Quebec, Canada-based Beenox Studio has emerged as a rising star in the world of Mac game conversions in 2003. The company is working closely with Aspyr Media to bring hot titles to the Macintosh. What’s more, the company has plans to produce its own original game titles as well. To find out more, MacCentral recently sat down with Beenox president Dee Brown.
A studio of eight programmers from backgrounds in game development for major consoles, Beenox was founded three years ago. Beenox first emerged as a Mac game development force with its creation of the Coldstone Game Engine, a 2D Role Playing Game (RPG) creation tool used to develop Ambrosia Software’s Pillars of Garendall.
Earlier this year, Beenox saw the release of its first Mac game conversion — Tony Hawk’s Pro Skater 3. Now the company is putting the finishing touches on Tony Hawk’s Pro Skater 4, which it’s developed for both PC and Macintosh. Both versions will be published by Aspyr. Soon it will also bring to market the PC and Mac conversions of Kelly Slater’s Pro Surfer — like the Tony Hawk franchise, another title originally published for game consoles as part of Activision’s lineup.

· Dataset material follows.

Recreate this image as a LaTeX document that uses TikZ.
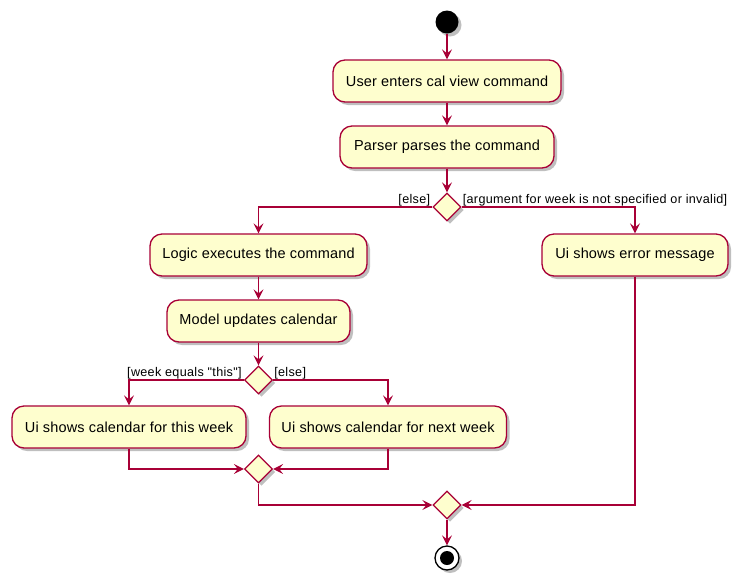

“Other projects are coming too,” teased Brown, though he won’t say what, specifically. “Our porting division is doing really great.”
Beenox’s Mac ports take a different approach than some others in the Mac game conversion business. It’s all about creating the maximum potential performance on the widest range of Macs possible. Brown tacitly admits that many Macs work at a performance deficit compared with their PC counterparts, due to limitations in the current Macs’ CPU and graphics processors.
Such drawbacks makes it important to retool game engines to take maximum advantage of how the Mac works. “Using generalized libraries as a wrapper around DirectX will slow down performance, so we rework the engine in OpenGL,” Brown explained. His programmers are also leveraging the computational benefits of the Altivec registers in PowerPC G4 processors to eke every last bit of performance possible.
Brown is also very enthusiastic about the forthcoming conversion of Kelly Slater’s Pro Surfer. The game uses vertex and pixel shading unique to newer graphics processors — the same sort of technology used in the Mac conversion of MacSoft’s forthcoming Halo, which is currently in development at the studios of Westlake Interactive. “It looks beautiful,” Brown told MacCentral.
From Brown’s perspective, Beenox’s Mac game conversion business is an important cornerstone in its continued evolution as a game developer. “We are hiring very highly talented programmers,” he said.
The company has tooled its own game engine called Goliath, which it used to develop a technology demonstration called The Vatz. Goliath is independent of the porting code Beenox uses to create its Mac games, though Brown explained that such porting work does have a benefit.
“Porting gives us an opportunity to take a look at how other successful game developers’ technology works and keep their own knowledge up to date,” he said.
Now the company has focused its efforts on a 3D platformer called Fist Firehead which Brown says will get published by hook or by crook. Beenox’s first option is to see the game come to market as a console title, and the company is actively shopping Fist Firehead around to potential publishers.
Regardless, the Goliath engine is “extremely portable,” according to Brown, and if there’s interest, a Mac and PC version can be created in fairly short order, should a publisher wish it so.
Fist Firehead and other new games aside, Brown said that Beenox is here to stay as a Mac game conversion company. “No matter what we’re going to stay with a porting division — it’s really important to us,” he said.